In 1910, Imperial Japan annexed Korea forcefully, culminating a process that began with the Meiji Emperor in 1876. The Joseon capital of Hanseong was renamed 京城 – read as “Kei-jo” in Japanese, and “Gyeongseong” in Korean – and designated the colonial capital. Literally, the word meant “capital”.
During their colonial rule (1910 – 1945), the Japanese destroyed many of Seoul’s indigenous Joseon architecture, including much of the Gyeongbukgung. In place of the mediaeval city, they inscribed a European-inspired, totally rational urban plan of broad boulevards, grand vistas and monumental civic buildings: buildings such as the controversial former Government General Offices, demolished in 1995.
Today, much of colonial Seoul has vanished, demolished and built over by a city keen to get over a particularly difficult period of its history – the Japanese were brutal colonial masters and attempted to systematically eradicate Korean culture and replace with it with the Japanese.

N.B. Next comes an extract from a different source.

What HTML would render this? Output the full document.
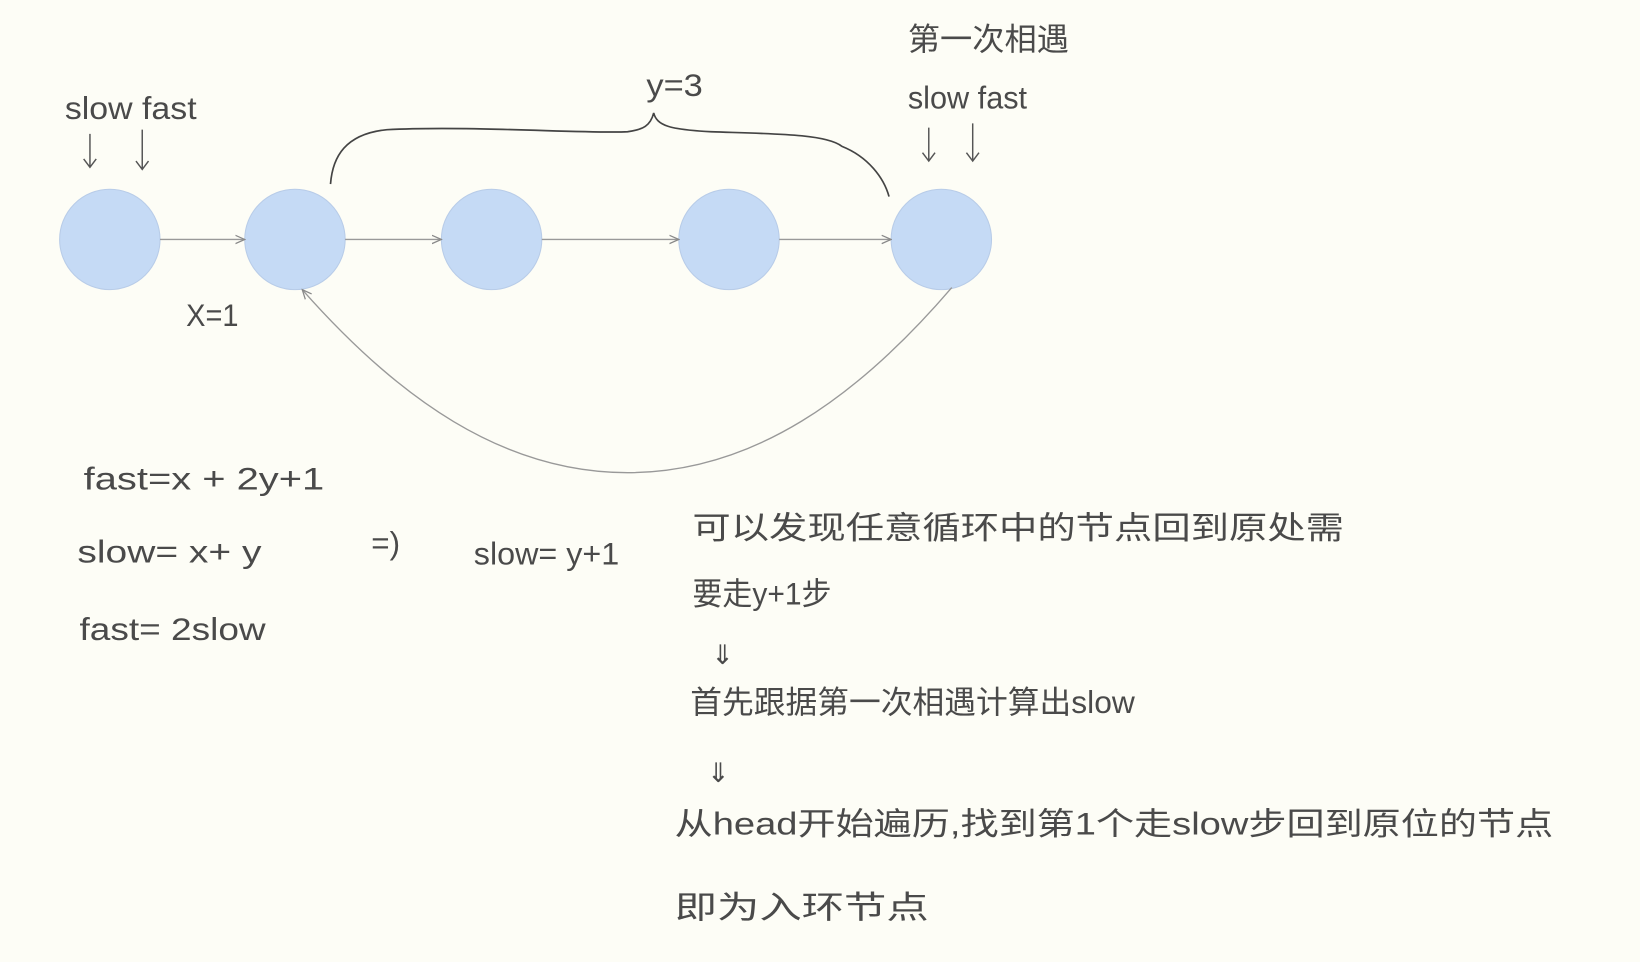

But around downtown Seoul, some instances still remain of the Keijo era – in some cases, just barely. The Keijo City Hall, for example, was literally in the midst of being torn down when the Cultural Heritage Department of the city declared it a protected site and halted demolition.
Keijo also remains in the urban fabric of the city – in the many low-rise front-facing stores that remind one of the same in the (Imperial) cities of Tokyo and Kyoto. And also in how modern-day Seoul (like modern-day Tokyo) is a towering city of glass and steel.

The Bank of Korea Building (1912) is built in a typical Meiji Imperial Architecture. It resembles the Bank of Japan in Tokyo.

The Old Woori Bank Building was built in 1909 and is one of the oldest colonial buildings in downtown Seoul.